Wednesday, August 26, 2009

Evolution of a Home Server System

My concept of a home server system has evolved over time.

I got in to a home network early on, long before I had broadband internet or even a modem connection shared via a proxy server. The purpose was sharing files and printers, playing the occasional networked game. The network was peer to peer.

I originally decided that I needed a server right after I lost a hard disk on my home computer system containing irreplaceable information, and decided right then that one fatal hard disk crash was too many, and I needed to be fault-tolerant in the future. My initial implementation of a server was with the oldest, slowest system that I had, a 486 with 20 meg of ram, to which I attached a SCSI disk farm featuring three 6 gig hard drives made into a RAID-5 array. Windows NT Server 4.0 was my choice of operating system, influenced in no small way by similar systems I was working with professionally. This served me well for quite some time, until the point where I outgrew spreadsheets as a repository for data and moved into databases.

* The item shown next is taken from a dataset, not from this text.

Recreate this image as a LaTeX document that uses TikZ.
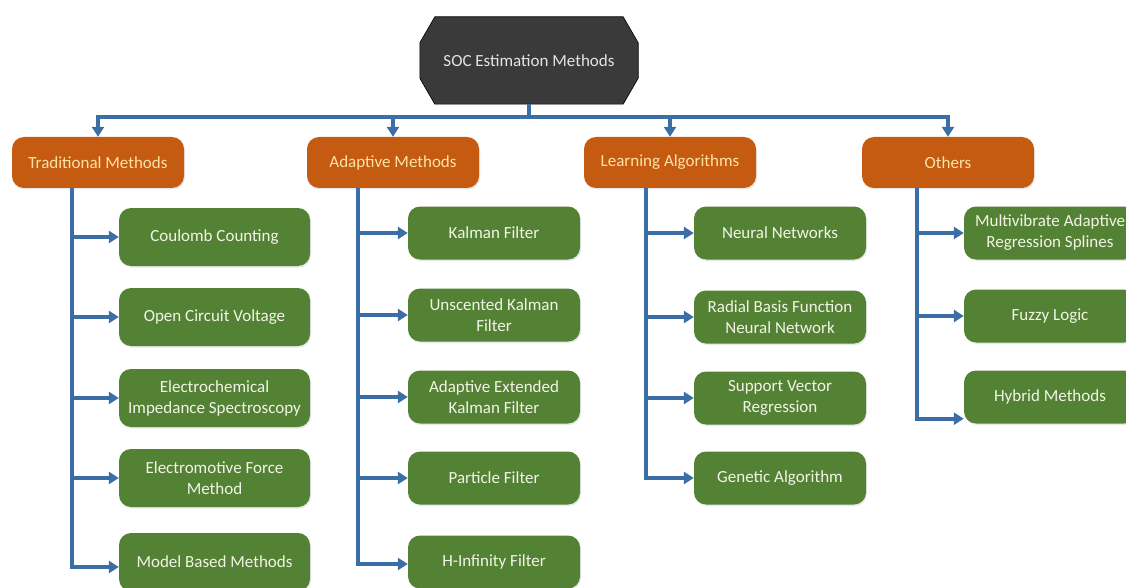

I had dabbled in Microsoft Access for a time, but all of a sudden my databases proliferated and multiplied. My choice of a file server with ample (at the time) storage capacity but minimal computing power became quickly overwhelmed, frequently maxed out, and especially at a time when I began encouraging the whole family to take advantage of fault-tolerant storage. So it became necessary create a new server system.

I built my next one from scratch also, a barebones system with state-of-the-art CPU and disks, along with Windows Server 2000. This one fared better at first, however my databases continued to expand.

At this time I began dabbling with Linux, Slackware to be specific. I had purchased Slackware 2.2 a number of years ago, only to set it aside when I could not get X-Windows to work correctly. I have had rather extensive experience with X-Windows, DEC Windows to be specific, and always thought it would be fun to dabble with at home. So now, having been laid off and plenty of time on my hands, I decided to dabble with it again, having about the same amount of luck. I decided an upgrade was in order, and purchased the latest Slackware, 10.2. Bundled with this was MySQL, which I quickly discovered and began to dabble in this as well. It took time, but eventually all my Access databases were ported into MySQL, and I began to explore Apache and PHP as well.

My web server was hosted on a laptop, an old Thinkpad initially, and it did quite well at first. I also ran MySQL on this laptop, this being my Slackware playground. I generated a number of testimonials as to the small footprint a LAMP stack could work within, even as I overwhelmed it eventually. My main MySQL server moved over to the Windows Server system, but even that eventually became overwhelmed as I tested the limits of the system, first with test scenarios and then hosting my ever-growing databases.

A new server system was in order, especially as another desktop computer had crashed, this time with a fried motherboard. My existing server was gutted to make into the new desktop, and I once again bought new hardware. This time I did not even use a barebones platform but completely from scratch this time. I upgraded to Slackware 12.0, used Samba to share the data to the Windows desktops, and put in a Core2 Quad CPU that runs most apps like greased lightning. I consolidated my LAMP stack on this system, and it is working very well. One of my slower pages, a PDF rendering of one of my novels that took three-plus minutes to load via the laptop Apache server, now loads in ten seconds or so. With some of my tables having over a million rows, this computing power is serving me well.

So you can see how my concept of a server has changed over time, from computing power being irrelevant to essential.